Below is some material; set it all down exactly, apart from the pictures.

§ SUPPLIED MATERIAL
>> begin

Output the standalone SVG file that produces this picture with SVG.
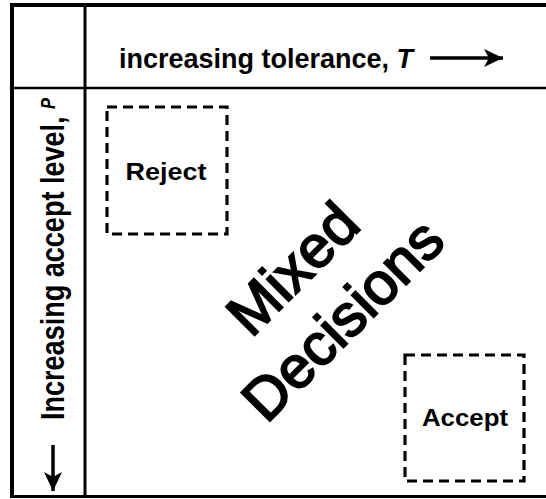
<svg xmlns="http://www.w3.org/2000/svg" width="546" height="499" viewBox="0 0 546 499">
  <style>
    .frame { fill: none; stroke: #000; }
    .box { fill: none; stroke: #000; stroke-width: 3.2; stroke-dasharray: 10 6; }
    .lbl { font-family: "Liberation Sans", Arial, sans-serif; font-weight: bold; fill: #000; }
    .big { font-family: "Liberation Sans", Arial, sans-serif; font-size: 59px; fill: #000; stroke: #000; stroke-width: 2; }
    .arrow { stroke: #000; stroke-width: 3.5; fill: none; }
  </style>
  <defs>
    <marker id="head" markerUnits="userSpaceOnUse" markerWidth="22" markerHeight="20" refX="20" refY="10" orient="auto" viewBox="0 0 22 20">
      <path d="M1,1 L20,10 L1,19 L6,10 Z" fill="#000"/>
    </marker>
  </defs>
  <rect width="546" height="499" fill="#fff"/>

  <g id="grid">
    <line class="frame" x1="10" y1="5" x2="546" y2="5" stroke-width="4"/>
    <line class="frame" x1="12" y1="3" x2="12" y2="498" stroke-width="4"/>
    <line class="frame" x1="10" y1="496.5" x2="546" y2="496.5" stroke-width="3"/>
    <line class="frame" x1="85" y1="5" x2="85" y2="497" stroke-width="3"/>
    <line class="frame" x1="12" y1="88" x2="546" y2="88" stroke-width="2.5"/>
  </g>

  <g id="col-header">
    <text class="lbl" x="119" y="68" font-size="27" textLength="294" lengthAdjust="spacingAndGlyphs">increasing tolerance, <tspan font-style="italic">T</tspan></text>
  </g>

  <g id="row-header">
    <text class="lbl" transform="translate(64,420) rotate(-90)" font-size="33" textLength="322" lengthAdjust="spacingAndGlyphs">Increasing accept level, <tspan font-style="italic" font-size="20" dy="-9">P</tspan></text>
  </g>

  <g id="reject">
    <rect class="box" x="107" y="107" width="120" height="127"/>
    <text class="lbl" x="166" y="180" font-size="23" text-anchor="middle" textLength="81" lengthAdjust="spacingAndGlyphs">Reject</text>
  </g>

  <g id="accept">
    <rect class="box" x="405" y="355" width="119" height="126"/>
    <text class="lbl" x="465" y="426" font-size="23" text-anchor="middle" textLength="86" lengthAdjust="spacingAndGlyphs">Accept</text>
  </g>

  <g id="mixed">
    <text class="big" x="307" y="283" text-anchor="middle" transform="rotate(-45 307 283)">Mixed</text>
    <text class="big" x="357" y="334" text-anchor="middle" transform="rotate(-45 357 334)">Decisions</text>
  </g>

  <g id="connectors">
    <line class="arrow" x1="430" y1="58" x2="503" y2="58" marker-end="url(#head)"/>
    <line class="arrow" x1="53" y1="445" x2="53" y2="491" marker-end="url(#head)"/>
  </g>
</svg>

>> end

§ RESULT OF THE EXERCISE
Output the standalone SVG file that produces this picture with SVG.
<svg xmlns="http://www.w3.org/2000/svg" width="546" height="499" viewBox="0 0 546 499">
  <style>
    .frame { fill: none; stroke: #000; }
    .box { fill: none; stroke: #000; stroke-width: 3.2; stroke-dasharray: 10 6; }
    .lbl { font-family: "Liberation Sans", Arial, sans-serif; font-weight: bold; fill: #000; }
    .big { font-family: "Liberation Sans", Arial, sans-serif; font-size: 59px; fill: #000; stroke: #000; stroke-width: 2; }
    .arrow { stroke: #000; stroke-width: 3.5; fill: none; }
  </style>
  <defs>
    <marker id="head" markerUnits="userSpaceOnUse" markerWidth="22" markerHeight="20" refX="20" refY="10" orient="auto" viewBox="0 0 22 20">
      <path d="M1,1 L20,10 L1,19 L6,10 Z" fill="#000"/>
    </marker>
  </defs>
  <rect width="546" height="499" fill="#fff"/>

  <g id="grid">
    <line class="frame" x1="10" y1="5" x2="546" y2="5" stroke-width="4"/>
    <line class="frame" x1="12" y1="3" x2="12" y2="498" stroke-width="4"/>
    <line class="frame" x1="10" y1="496.5" x2="546" y2="496.5" stroke-width="3"/>
    <line class="frame" x1="85" y1="5" x2="85" y2="497" stroke-width="3"/>
    <line class="frame" x1="12" y1="88" x2="546" y2="88" stroke-width="2.5"/>
  </g>

  <g id="col-header">
    <text class="lbl" x="119" y="68" font-size="27" textLength="294" lengthAdjust="spacingAndGlyphs">increasing tolerance, <tspan font-style="italic">T</tspan></text>
  </g>

  <g id="row-header">
    <text class="lbl" transform="translate(64,420) rotate(-90)" font-size="33" textLength="322" lengthAdjust="spacingAndGlyphs">Increasing accept level, <tspan font-style="italic" font-size="20" dy="-9">P</tspan></text>
  </g>

  <g id="reject">
    <rect class="box" x="107" y="107" width="120" height="127"/>
    <text class="lbl" x="166" y="180" font-size="23" text-anchor="middle" textLength="81" lengthAdjust="spacingAndGlyphs">Reject</text>
  </g>

  <g id="accept">
    <rect class="box" x="405" y="355" width="119" height="126"/>
    <text class="lbl" x="465" y="426" font-size="23" text-anchor="middle" textLength="86" lengthAdjust="spacingAndGlyphs">Accept</text>
  </g>

  <g id="mixed">
    <text class="big" x="307" y="283" text-anchor="middle" transform="rotate(-45 307 283)">Mixed</text>
    <text class="big" x="357" y="334" text-anchor="middle" transform="rotate(-45 357 334)">Decisions</text>
  </g>

  <g id="connectors">
    <line class="arrow" x1="430" y1="58" x2="503" y2="58" marker-end="url(#head)"/>
    <line class="arrow" x1="53" y1="445" x2="53" y2="491" marker-end="url(#head)"/>
  </g>
</svg>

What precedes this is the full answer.